They started out selling milk and bread out of a truck. Who would have thought the company that sprang up from that early-morning venture would net them 140 million shekels? But Aryeh Baum has no desire to retire. Instead, he’s creating more and more stores for budget-conscious shoppers to fill up their carts and get out in a hurry.
Aryeh Baum, joint owner of the Osher Ad chain and a trailblazer in Israel’s retail supermarket industry, asks to see the list of questions. He reads rapidly: “‘What’s my background?’ Not interesting. ‘How did I go from being an avreich in Ashdod to the owner of a huge supermarket chain?’ Not interesting. ‘What did I do before that?’ Not interesting. So tell me again, why did you want to interview me?”
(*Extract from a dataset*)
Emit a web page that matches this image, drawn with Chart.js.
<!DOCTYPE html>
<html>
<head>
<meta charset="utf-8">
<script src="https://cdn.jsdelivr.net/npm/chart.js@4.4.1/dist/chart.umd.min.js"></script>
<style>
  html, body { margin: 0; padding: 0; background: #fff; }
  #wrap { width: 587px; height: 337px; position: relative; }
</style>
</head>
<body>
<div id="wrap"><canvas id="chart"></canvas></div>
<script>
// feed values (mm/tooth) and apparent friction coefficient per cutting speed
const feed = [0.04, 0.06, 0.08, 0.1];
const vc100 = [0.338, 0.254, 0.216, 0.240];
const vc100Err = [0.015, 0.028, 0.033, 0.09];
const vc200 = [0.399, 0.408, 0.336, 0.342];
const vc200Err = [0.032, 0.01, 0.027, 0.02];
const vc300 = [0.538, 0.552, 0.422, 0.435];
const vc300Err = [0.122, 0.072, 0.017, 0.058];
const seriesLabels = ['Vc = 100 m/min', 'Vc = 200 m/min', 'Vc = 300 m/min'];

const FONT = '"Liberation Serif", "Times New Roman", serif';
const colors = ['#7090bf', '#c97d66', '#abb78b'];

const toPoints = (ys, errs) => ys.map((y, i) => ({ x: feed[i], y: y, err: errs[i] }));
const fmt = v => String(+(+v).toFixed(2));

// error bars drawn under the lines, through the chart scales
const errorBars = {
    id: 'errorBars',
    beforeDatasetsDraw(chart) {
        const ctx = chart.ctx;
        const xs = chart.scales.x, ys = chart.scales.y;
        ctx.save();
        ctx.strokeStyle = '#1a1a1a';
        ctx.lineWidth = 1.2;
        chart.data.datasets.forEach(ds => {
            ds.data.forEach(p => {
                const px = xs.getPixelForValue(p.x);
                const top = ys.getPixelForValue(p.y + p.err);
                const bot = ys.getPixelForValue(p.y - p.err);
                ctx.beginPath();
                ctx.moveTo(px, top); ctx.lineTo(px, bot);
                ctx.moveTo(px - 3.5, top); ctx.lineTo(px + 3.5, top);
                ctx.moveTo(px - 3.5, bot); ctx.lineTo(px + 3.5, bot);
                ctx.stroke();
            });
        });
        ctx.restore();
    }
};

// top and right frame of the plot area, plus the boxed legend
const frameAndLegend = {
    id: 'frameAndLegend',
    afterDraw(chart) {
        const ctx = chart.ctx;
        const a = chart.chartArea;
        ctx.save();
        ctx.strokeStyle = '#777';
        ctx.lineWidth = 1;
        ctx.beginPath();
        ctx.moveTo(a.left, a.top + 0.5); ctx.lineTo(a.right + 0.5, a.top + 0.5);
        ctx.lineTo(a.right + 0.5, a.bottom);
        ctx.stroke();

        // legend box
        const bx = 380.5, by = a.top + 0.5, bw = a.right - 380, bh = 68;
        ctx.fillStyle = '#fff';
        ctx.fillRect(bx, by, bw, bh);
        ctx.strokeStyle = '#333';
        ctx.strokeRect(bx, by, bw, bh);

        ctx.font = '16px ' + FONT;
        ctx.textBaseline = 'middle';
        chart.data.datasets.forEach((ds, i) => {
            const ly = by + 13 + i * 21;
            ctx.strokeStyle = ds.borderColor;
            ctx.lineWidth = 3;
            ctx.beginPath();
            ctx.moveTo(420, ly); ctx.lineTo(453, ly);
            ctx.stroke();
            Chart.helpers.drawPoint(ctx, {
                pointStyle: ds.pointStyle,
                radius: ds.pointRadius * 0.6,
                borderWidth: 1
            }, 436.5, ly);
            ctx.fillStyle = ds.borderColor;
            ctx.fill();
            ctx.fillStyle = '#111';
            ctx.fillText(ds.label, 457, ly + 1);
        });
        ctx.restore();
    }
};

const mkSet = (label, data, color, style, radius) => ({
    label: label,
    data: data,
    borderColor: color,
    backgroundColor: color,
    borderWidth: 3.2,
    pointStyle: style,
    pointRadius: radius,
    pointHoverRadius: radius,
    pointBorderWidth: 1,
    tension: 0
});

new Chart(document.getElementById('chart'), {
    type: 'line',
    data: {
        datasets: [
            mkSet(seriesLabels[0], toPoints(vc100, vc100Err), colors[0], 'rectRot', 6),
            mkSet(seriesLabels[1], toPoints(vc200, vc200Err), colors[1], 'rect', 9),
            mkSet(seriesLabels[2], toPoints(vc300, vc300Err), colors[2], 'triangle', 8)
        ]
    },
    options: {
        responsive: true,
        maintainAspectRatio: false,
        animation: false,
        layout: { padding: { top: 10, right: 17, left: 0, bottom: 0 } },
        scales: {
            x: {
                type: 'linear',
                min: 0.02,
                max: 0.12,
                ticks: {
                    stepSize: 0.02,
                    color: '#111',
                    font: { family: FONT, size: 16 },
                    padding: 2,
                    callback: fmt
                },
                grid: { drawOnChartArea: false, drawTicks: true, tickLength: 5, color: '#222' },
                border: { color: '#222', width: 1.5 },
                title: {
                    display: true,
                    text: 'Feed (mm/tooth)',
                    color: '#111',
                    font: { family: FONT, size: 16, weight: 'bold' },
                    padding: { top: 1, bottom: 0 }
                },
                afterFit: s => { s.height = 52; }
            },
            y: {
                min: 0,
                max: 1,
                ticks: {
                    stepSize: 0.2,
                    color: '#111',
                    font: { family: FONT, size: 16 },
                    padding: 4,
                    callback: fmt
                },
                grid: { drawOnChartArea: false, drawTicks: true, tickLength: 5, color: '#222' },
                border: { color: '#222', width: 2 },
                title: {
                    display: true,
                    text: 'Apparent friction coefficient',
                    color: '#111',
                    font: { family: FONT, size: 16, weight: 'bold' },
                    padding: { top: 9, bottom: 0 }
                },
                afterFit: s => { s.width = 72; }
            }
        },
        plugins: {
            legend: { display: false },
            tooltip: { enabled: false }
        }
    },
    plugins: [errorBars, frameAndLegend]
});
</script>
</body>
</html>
Baum — enthusing, evading, explaining, smoking, drinking coffee, accelerating from zero to a hundred in a fraction of a second — is the visionary half of the two-man team that changed the way chareidim (and all other budget-conscious families) shop. He praises his partner, Avrum Moishe Margulis, as the one who focuses on the day-to-day details of the business. “He’s one of those men of action who knows how to turn the wildest dreams into reality. He’s a cannonball,” Baum effuses of his partner and long-time friend.
That’s the combination that got them started one day in 1995. Baum, then a 26-year-old Gerrer kollel yungerman living in Ashdod, turned to his beis medrash colleague, 25-year-old Avrum Moishe, with an idea: “What do you say we open up a little business, selling bread and milk early in the mornings — making life easier for our neighbors and making some cash on the side?”
Baum envisioned the truck; Margulis ordered it. The next morning, Margulis rose at five to accept the order of bread and milk and the sale began.